| Do this |
Quote the listing below in its entirety, omitting every image.
********************
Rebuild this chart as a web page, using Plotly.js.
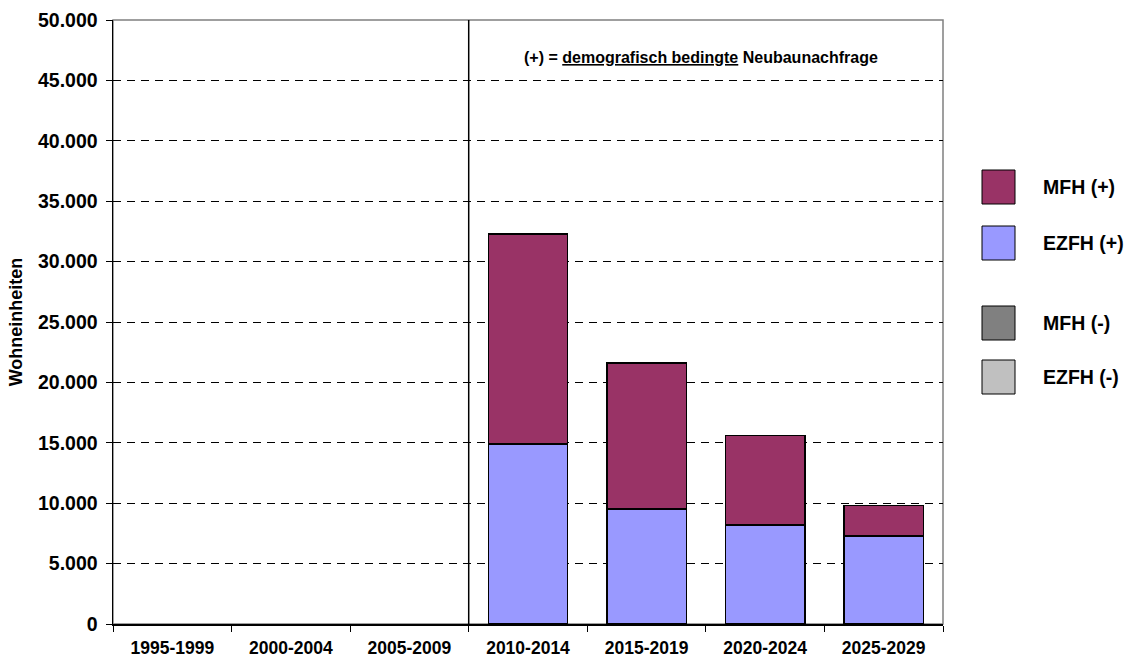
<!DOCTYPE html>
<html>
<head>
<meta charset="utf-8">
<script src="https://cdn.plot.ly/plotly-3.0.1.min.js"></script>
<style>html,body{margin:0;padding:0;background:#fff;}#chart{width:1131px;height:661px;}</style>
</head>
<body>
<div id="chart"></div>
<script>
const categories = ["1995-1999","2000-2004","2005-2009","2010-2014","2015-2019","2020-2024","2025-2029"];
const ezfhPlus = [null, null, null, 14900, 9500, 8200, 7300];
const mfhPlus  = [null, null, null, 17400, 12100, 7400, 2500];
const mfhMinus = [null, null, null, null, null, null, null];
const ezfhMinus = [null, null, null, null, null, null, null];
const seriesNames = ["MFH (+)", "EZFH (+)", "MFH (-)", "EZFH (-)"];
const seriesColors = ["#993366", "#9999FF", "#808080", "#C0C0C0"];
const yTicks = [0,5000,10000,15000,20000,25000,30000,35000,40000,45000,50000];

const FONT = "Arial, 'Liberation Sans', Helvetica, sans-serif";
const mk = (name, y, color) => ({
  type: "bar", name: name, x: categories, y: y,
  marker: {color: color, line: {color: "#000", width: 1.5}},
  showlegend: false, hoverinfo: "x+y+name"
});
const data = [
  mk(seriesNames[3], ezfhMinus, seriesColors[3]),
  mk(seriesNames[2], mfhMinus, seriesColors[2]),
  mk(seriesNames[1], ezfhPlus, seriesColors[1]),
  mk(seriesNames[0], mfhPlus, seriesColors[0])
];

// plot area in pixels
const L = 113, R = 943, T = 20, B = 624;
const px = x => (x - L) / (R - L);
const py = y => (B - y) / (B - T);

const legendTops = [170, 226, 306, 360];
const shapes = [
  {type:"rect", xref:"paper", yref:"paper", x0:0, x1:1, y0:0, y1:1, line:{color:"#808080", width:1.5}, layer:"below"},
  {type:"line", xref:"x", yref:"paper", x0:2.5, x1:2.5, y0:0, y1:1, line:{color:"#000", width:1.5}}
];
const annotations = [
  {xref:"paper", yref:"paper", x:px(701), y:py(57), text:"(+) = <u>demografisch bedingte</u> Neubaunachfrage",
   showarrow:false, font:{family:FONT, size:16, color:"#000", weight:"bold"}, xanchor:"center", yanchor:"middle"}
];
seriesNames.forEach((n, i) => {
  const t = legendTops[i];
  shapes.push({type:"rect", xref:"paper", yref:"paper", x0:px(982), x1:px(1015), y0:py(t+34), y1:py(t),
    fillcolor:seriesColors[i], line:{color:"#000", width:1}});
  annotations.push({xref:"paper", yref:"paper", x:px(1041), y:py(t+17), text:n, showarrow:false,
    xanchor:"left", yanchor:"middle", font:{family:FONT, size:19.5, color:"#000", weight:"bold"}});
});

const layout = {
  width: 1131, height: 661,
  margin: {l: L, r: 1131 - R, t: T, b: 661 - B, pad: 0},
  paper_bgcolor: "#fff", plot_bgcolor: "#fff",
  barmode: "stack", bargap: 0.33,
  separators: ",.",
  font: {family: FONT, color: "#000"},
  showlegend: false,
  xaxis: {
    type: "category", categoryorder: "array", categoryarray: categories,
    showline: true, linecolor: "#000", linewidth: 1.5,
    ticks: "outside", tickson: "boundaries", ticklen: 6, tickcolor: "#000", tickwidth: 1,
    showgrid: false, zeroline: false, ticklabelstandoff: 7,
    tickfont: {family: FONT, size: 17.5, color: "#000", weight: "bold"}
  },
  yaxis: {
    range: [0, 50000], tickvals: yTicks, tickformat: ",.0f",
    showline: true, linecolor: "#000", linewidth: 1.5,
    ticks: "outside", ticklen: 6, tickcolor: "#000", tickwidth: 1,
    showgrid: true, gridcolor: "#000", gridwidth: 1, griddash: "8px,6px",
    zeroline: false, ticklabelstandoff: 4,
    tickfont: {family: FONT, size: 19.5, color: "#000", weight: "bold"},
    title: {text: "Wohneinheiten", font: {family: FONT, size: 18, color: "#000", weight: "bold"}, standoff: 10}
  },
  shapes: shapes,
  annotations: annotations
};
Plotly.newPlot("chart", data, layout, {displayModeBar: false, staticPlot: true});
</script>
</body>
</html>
********************
| Exercise result |
Rebuild this chart as a web page, using Plotly.js.
<!DOCTYPE html>
<html>
<head>
<meta charset="utf-8">
<script src="https://cdn.plot.ly/plotly-3.0.1.min.js"></script>
<style>html,body{margin:0;padding:0;background:#fff;}#chart{width:1131px;height:661px;}</style>
</head>
<body>
<div id="chart"></div>
<script>
const categories = ["1995-1999","2000-2004","2005-2009","2010-2014","2015-2019","2020-2024","2025-2029"];
const ezfhPlus = [null, null, null, 14900, 9500, 8200, 7300];
const mfhPlus  = [null, null, null, 17400, 12100, 7400, 2500];
const mfhMinus = [null, null, null, null, null, null, null];
const ezfhMinus = [null, null, null, null, null, null, null];
const seriesNames = ["MFH (+)", "EZFH (+)", "MFH (-)", "EZFH (-)"];
const seriesColors = ["#993366", "#9999FF", "#808080", "#C0C0C0"];
const yTicks = [0,5000,10000,15000,20000,25000,30000,35000,40000,45000,50000];

const FONT = "Arial, 'Liberation Sans', Helvetica, sans-serif";
const mk = (name, y, color) => ({
  type: "bar", name: name, x: categories, y: y,
  marker: {color: color, line: {color: "#000", width: 1.5}},
  showlegend: false, hoverinfo: "x+y+name"
});
const data = [
  mk(seriesNames[3], ezfhMinus, seriesColors[3]),
  mk(seriesNames[2], mfhMinus, seriesColors[2]),
  mk(seriesNames[1], ezfhPlus, seriesColors[1]),
  mk(seriesNames[0], mfhPlus, seriesColors[0])
];

// plot area in pixels
const L = 113, R = 943, T = 20, B = 624;
const px = x => (x - L) / (R - L);
const py = y => (B - y) / (B - T);

const legendTops = [170, 226, 306, 360];
const shapes = [
  {type:"rect", xref:"paper", yref:"paper", x0:0, x1:1, y0:0, y1:1, line:{color:"#808080", width:1.5}, layer:"below"},
  {type:"line", xref:"x", yref:"paper", x0:2.5, x1:2.5, y0:0, y1:1, line:{color:"#000", width:1.5}}
];
const annotations = [
  {xref:"paper", yref:"paper", x:px(701), y:py(57), text:"(+) = <u>demografisch bedingte</u> Neubaunachfrage",
   showarrow:false, font:{family:FONT, size:16, color:"#000", weight:"bold"}, xanchor:"center", yanchor:"middle"}
];
seriesNames.forEach((n, i) => {
  const t = legendTops[i];
  shapes.push({type:"rect", xref:"paper", yref:"paper", x0:px(982), x1:px(1015), y0:py(t+34), y1:py(t),
    fillcolor:seriesColors[i], line:{color:"#000", width:1}});
  annotations.push({xref:"paper", yref:"paper", x:px(1041), y:py(t+17), text:n, showarrow:false,
    xanchor:"left", yanchor:"middle", font:{family:FONT, size:19.5, color:"#000", weight:"bold"}});
});

const layout = {
  width: 1131, height: 661,
  margin: {l: L, r: 1131 - R, t: T, b: 661 - B, pad: 0},
  paper_bgcolor: "#fff", plot_bgcolor: "#fff",
  barmode: "stack", bargap: 0.33,
  separators: ",.",
  font: {family: FONT, color: "#000"},
  showlegend: false,
  xaxis: {
    type: "category", categoryorder: "array", categoryarray: categories,
    showline: true, linecolor: "#000", linewidth: 1.5,
    ticks: "outside", tickson: "boundaries", ticklen: 6, tickcolor: "#000", tickwidth: 1,
    showgrid: false, zeroline: false, ticklabelstandoff: 7,
    tickfont: {family: FONT, size: 17.5, color: "#000", weight: "bold"}
  },
  yaxis: {
    range: [0, 50000], tickvals: yTicks, tickformat: ",.0f",
    showline: true, linecolor: "#000", linewidth: 1.5,
    ticks: "outside", ticklen: 6, tickcolor: "#000", tickwidth: 1,
    showgrid: true, gridcolor: "#000", gridwidth: 1, griddash: "8px,6px",
    zeroline: false, ticklabelstandoff: 4,
    tickfont: {family: FONT, size: 19.5, color: "#000", weight: "bold"},
    title: {text: "Wohneinheiten", font: {family: FONT, size: 18, color: "#000", weight: "bold"}, standoff: 10}
  },
  shapes: shapes,
  annotations: annotations
};
Plotly.newPlot("chart", data, layout, {displayModeBar: false, staticPlot: true});
</script>
</body>
</html>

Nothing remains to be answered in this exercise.